The prices made a Center Parcs trip a status symbol – but so did the offer of experiences that were hard to come across elsewhere. “It [was] obviously a middle-class holiday,” Stubbings says, “but it brought to the middle classes things that were actually quite difficult to get – the spa was pretty remarkable when that first one opened in ’87, unless you were the type that actually went to a health farm … That was a joyous thing about it – people trying things for the first time … They created this very safe world where people could try things, they could push their own limits.”
Safe is a word that comes up a lot when attempting to unpick the appeal of Center Parcs. The car ban means that kids have free rein – for many younger visitors, it’s the first time they get a taste of independence. “I’d been going since I was a toddler but from the age of me being about eight or nine, my parents allowed me and my mates to go cycling around the site without constant supervision,” Smith says. “There was no fear, as there was in London, of us being knocked off our bikes.”
It’s a break that offers comfortable respite from urban life, with the muddy, potentially perilous parts of nature excised. Strang calls this “the paradox of Center Parcs”: you’re ostensibly immersed in the natural world, but it’s a sheltered, slightly artificial version (and that might even be part of the appeal). “It is billed as a woodland escape, where people can lose themselves in the forest – but in reality, it’s a lot safer than that … It’s a way to get the illusion of getting away from it all and being off-grid, while actually still feeling incredibly safe and secure,” he adds.
Sometimes, though, even well-behaved animals go (benignly) rogue.

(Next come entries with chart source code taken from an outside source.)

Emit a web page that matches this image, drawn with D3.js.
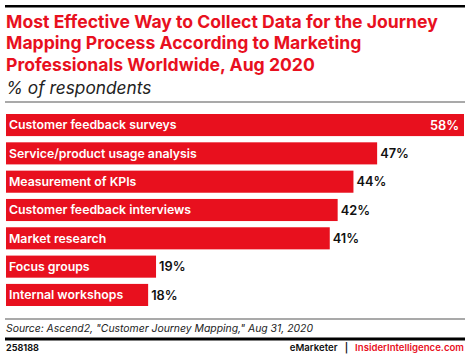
<!DOCTYPE html>
<html>
<head>
<meta charset="utf-8">
<script src="https://cdn.jsdelivr.net/npm/d3@7"></script>
<style>
  html, body { margin: 0; padding: 0; background: #fff; }
  svg { display: block; }
</style>
</head>
<body>
<svg id="chart" width="470" height="358"></svg>
<script>
const categories = [
  "Customer feedback surveys",
  "Service/product usage analysis",
  "Measurement of KPIs",
  "Customer feedback interviews",
  "Market research",
  "Focus groups",
  "Internal workshops"
];
const values = [58, 47, 44, 42, 41, 19, 18];
const titleLines = [
  "Most Effective Way to Collect Data for the Journey",
  "Mapping Process According to Marketing",
  "Professionals Worldwide, Aug 2020"
];
const subtitle = "% of respondents";
const sourceText = "Source: Ascend2, \"Customer Journey Mapping,\" Aug 31, 2020";
const chartId = "258188";

const RED = "#e8101e";
const FONT = "Inter, 'Noto Sans', sans-serif";
const svg = d3.select("#chart");

// top rule
svg.append("rect").attr("x", 5).attr("y", 5).attr("width", 460).attr("height", 2.5).attr("fill", "#000");

// title
titleLines.forEach((t, i) => {
  svg.append("text")
    .attr("x", 6).attr("y", 28 + i * 21.3)
    .attr("font-family", FONT).attr("font-weight", 700)
    .attr("font-size", 17.6).attr("fill", RED)
    .text(t);
});
svg.append("text")
  .attr("x", 6).attr("y", 93.5)
  .attr("font-family", FONT).attr("font-style", "italic")
  .attr("font-size", 17.3).attr("fill", "#222")
  .text(subtitle);
svg.append("rect").attr("x", 5).attr("y", 101.5).attr("width", 460).attr("height", 1).attr("fill", "#555");

// scales
const x = d3.scaleLinear().domain([0, 58]).range([6, 464]);
const y = d3.scaleBand().domain(categories).range([114, 306]).paddingInner(0.22).paddingOuter(0);

const g = svg.append("g");
const rows = g.selectAll("g.row").data(categories).join("g").attr("class", "row");

rows.append("rect")
  .attr("x", x(0))
  .attr("y", d => y(d))
  .attr("width", (d, i) => x(values[i]) - x(0))
  .attr("height", y.bandwidth())
  .attr("fill", RED);

rows.append("text")
  .attr("x", x(0) + 3)
  .attr("y", d => y(d) + y.bandwidth() / 2)
  .attr("dy", "0.36em")
  .attr("font-family", FONT).attr("font-weight", 600)
  .attr("font-size", 12.3).attr("fill", "#fff")
  .text(d => d);

rows.append("text")
  .attr("x", (d, i) => i === 0 ? x(values[i]) - 5 : x(values[i]) + 3)
  .attr("text-anchor", (d, i) => i === 0 ? "end" : "start")
  .attr("y", d => y(d) + y.bandwidth() / 2)
  .attr("dy", "0.36em")
  .attr("font-family", FONT).attr("font-weight", 600)
  .attr("font-size", 12.8)
  .attr("fill", (d, i) => i === 0 ? "#fff" : "#111")
  .text((d, i) => values[i] + "%");

// footer
svg.append("rect").attr("x", 5).attr("y", 318.5).attr("width", 460).attr("height", 1).attr("fill", "#555");
svg.append("text")
  .attr("x", 6).attr("y", 332)
  .attr("font-family", FONT).attr("font-style", "italic")
  .attr("font-size", 10.4).attr("fill", "#222")
  .text(sourceText);
svg.append("rect").attr("x", 5).attr("y", 337.5).attr("width", 460).attr("height", 3).attr("fill", "#000");
svg.append("text")
  .attr("x", 6).attr("y", 351)
  .attr("font-family", FONT).attr("font-weight", 700)
  .attr("font-size", 9).attr("fill", "#111")
  .text(chartId);
const foot = svg.append("text")
  .attr("x", 464).attr("y", 351)
  .attr("text-anchor", "end")
  .attr("font-family", FONT).attr("font-weight", 600)
  .attr("font-size", 9.6);
foot.append("tspan").attr("fill", "#111").text("eMarketer");
foot.append("tspan").attr("fill", "#111").attr("dx", 7).text("|");
foot.append("tspan").attr("fill", RED).attr("dx", 7).text("InsiderIntelligence.com");
</script>
</body>
</html>
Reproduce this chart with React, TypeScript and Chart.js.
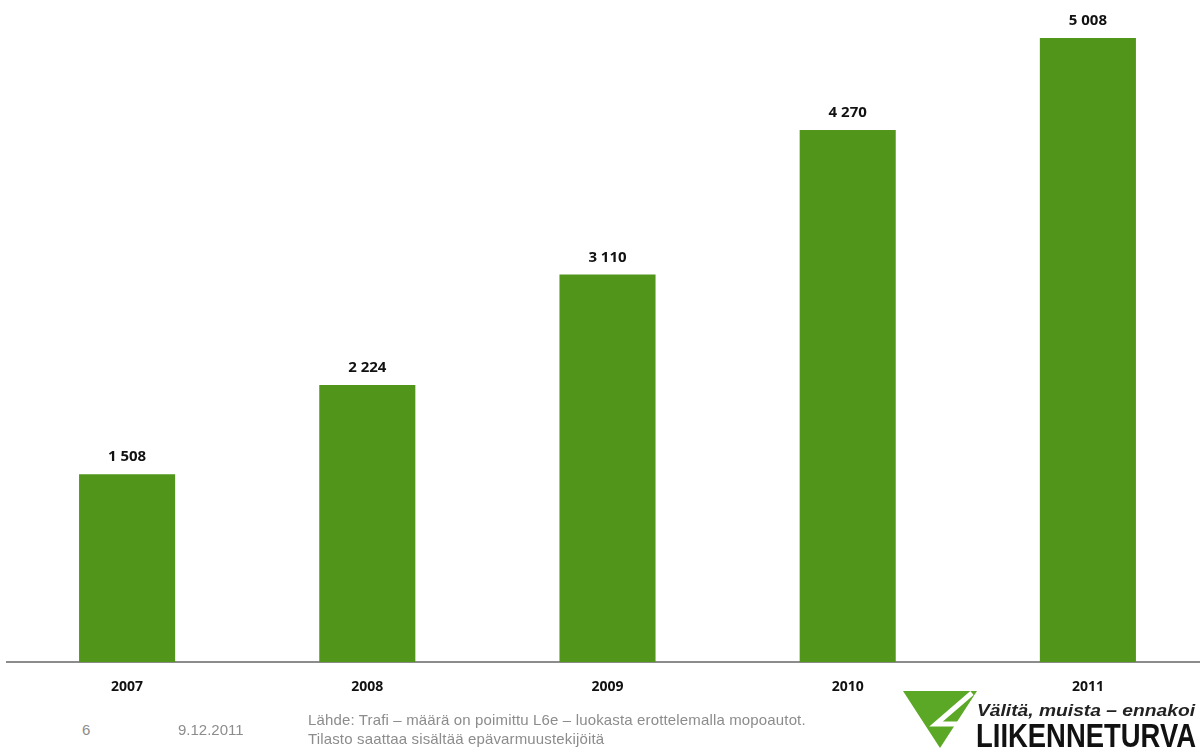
import React, { useEffect, useRef } from "react";
import { Chart, registerables } from "chart.js";

Chart.register(...registerables);

const categories = ["2007", "2008", "2009", "2010", "2011"];
const values = [1508, 2224, 3110, 4270, 5008];
const yMax = 5200;

const fmt = (v: number) => String(v).replace(/\B(?=(\d{3})+(?!\d))/g, " ");

const labelPlugin = {
  id: "barLabels",
  afterDatasetsDraw(chart: any) {
    const ctx = chart.ctx;
    const meta = chart.getDatasetMeta(0);
    ctx.save();
    ctx.font = "bold 15px 'Open Sans', sans-serif";
    ctx.fillStyle = "#111";
    ctx.textAlign = "center";
    ctx.textBaseline = "middle";
    meta.data.forEach((el: any, i: number) => {
      ctx.fillText(fmt(values[i]), el.x, el.y - 17);
    });
    ctx.restore();
  },
};

export default function App() {
  const ref = useRef<HTMLCanvasElement | null>(null);
  useEffect(() => {
    if (!ref.current) return;
    const chart = new Chart(ref.current, {
      type: "bar",
      data: {
        labels: categories,
        datasets: [
          {
            data: values,
            backgroundColor: "#51961B",
            barPercentage: 0.8,
            categoryPercentage: 0.5,
          },
        ],
      },
      options: {
        animation: false,
        responsive: false,
        devicePixelRatio: 1,
        layout: { padding: { left: 7, right: 2, top: 14, bottom: 6 } },
        plugins: { legend: { display: false }, tooltip: { enabled: false } },
        scales: {
          x: {
            grid: { display: false, drawTicks: false },
            border: { display: true, color: "#8C8C8C", width: 2 },
            ticks: {
              color: "#111",
              padding: 16,
              font: { family: "'Open Sans', sans-serif", weight: "bold", size: 14 },
            },
          },
          y: { display: false, min: 0, max: yMax },
        },
      },
      plugins: [labelPlugin],
    });
    return () => chart.destroy();
  }, []);

  const gray = "#8C8C8C";
  return (
    <div
      style={{
        position: "absolute",
        left: 0,
        top: 0,
        width: 1200,
        height: 748,
        overflow: "hidden",
        background: "#fff",
        fontFamily: "'Liberation Sans', Arial, sans-serif",
      }}
    >
      <canvas ref={ref} width={1210} height={717} style={{ position: "absolute", left: 0, top: 0 }} />
      <div style={{ position: "absolute", left: 82, top: 721, fontSize: 15, color: gray }}>6</div>
      <div style={{ position: "absolute", left: 178, top: 721, fontSize: 15, color: gray }}>9.12.2011</div>
      <div
        style={{
          position: "absolute",
          left: 308,
          top: 710,
          fontSize: 15,
          lineHeight: "19px",
          color: gray,
          letterSpacing: "0.15px",
          whiteSpace: "nowrap",
        }}
      >
        Lähde: Trafi – määrä on poimittu L6e – luokasta erottelemalla mopoautot.
        <br />
        Tilasto saattaa sisältää epävarmuustekijöitä
      </div>
      <svg
        width={300}
        height={68}
        viewBox="0 0 300 68"
        style={{ position: "absolute", left: 900, top: 680 }}
      >
        <polygon points="3,11 77,11 40,68" fill="#5BA826" />
        <polyline points="72,13 36,44 60,44" fill="none" stroke="#fff" strokeWidth={5} />
        <text
          x={77}
          y={36}
          fontFamily="'Liberation Sans', Arial, sans-serif"
          fontStyle="italic"
          fontWeight="bold"
          fontSize={17}
          fill="#222"
          textLength={218}
          lengthAdjust="spacingAndGlyphs"
        >
          Välitä, muista – ennakoi
        </text>
        <text
          x={76}
          y={67}
          fontFamily="'Liberation Sans Narrow', 'Liberation Sans', Arial, sans-serif"
          fontWeight="bold"
          fontSize={33}
          fill="#111"
          textLength={220}
          lengthAdjust="spacingAndGlyphs"
        >
          LIIKENNETURVA
        </text>
      </svg>
    </div>
  );
}
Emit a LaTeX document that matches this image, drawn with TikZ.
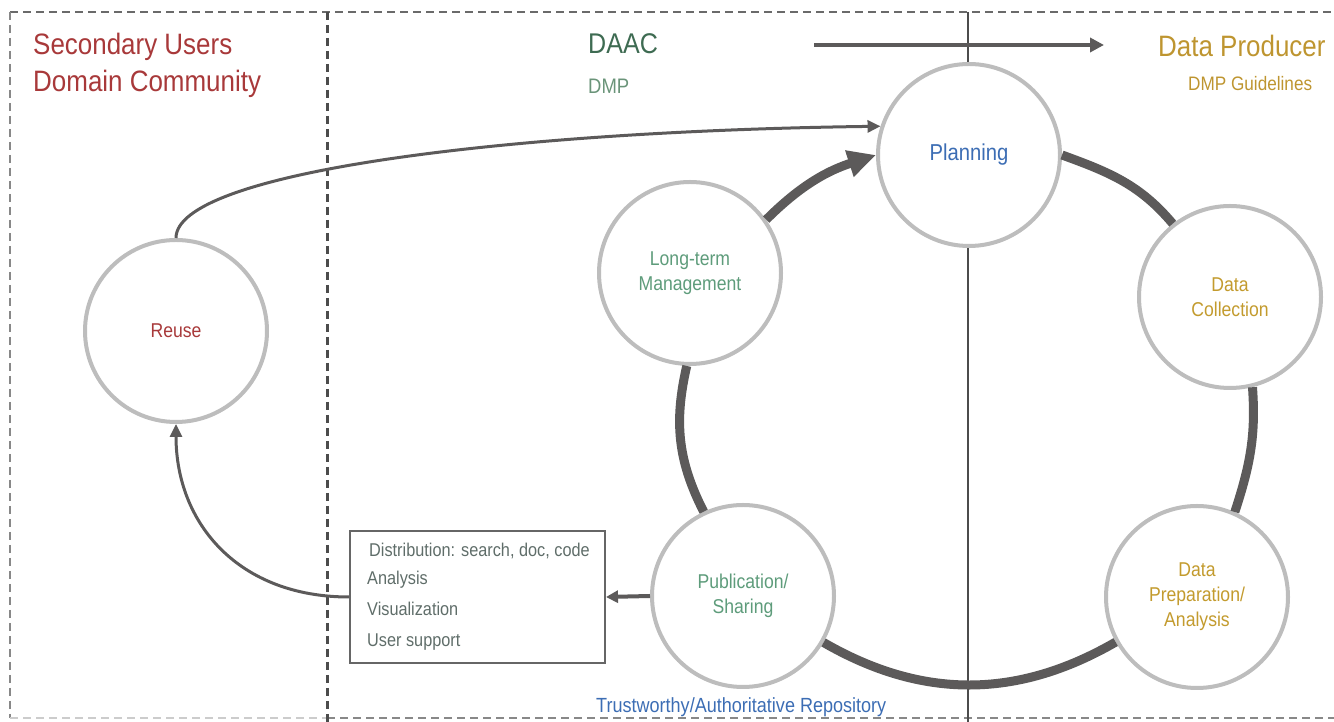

Charlie Rosse, aka The Roaming Reader, recalls one memorable morning after the night before on a visit to the Longleat Forest resort in Wiltshire; she and her friends had forgotten to close the patio doors after a few drinks. “I stepped out of my room to use the bathroom and came face to face with two little deer… one nibbling at the remnants of our party in the living room,” she says. “And there was a third on the veranda, too timid to come in. They’d clearly wandered inside other cabins before and knew there would be food.”
Center Parcs is, I think, a bit of a tourist industry Rorschach test: enter one of the parcs and you will probably see your own biases projected back at you. It’s seen as a bit uppity, but it’s also the subject of snobbery. And easy as it may be to mock, the company is still laughing all the way to the bank. Quick spin around the rapids, anyone?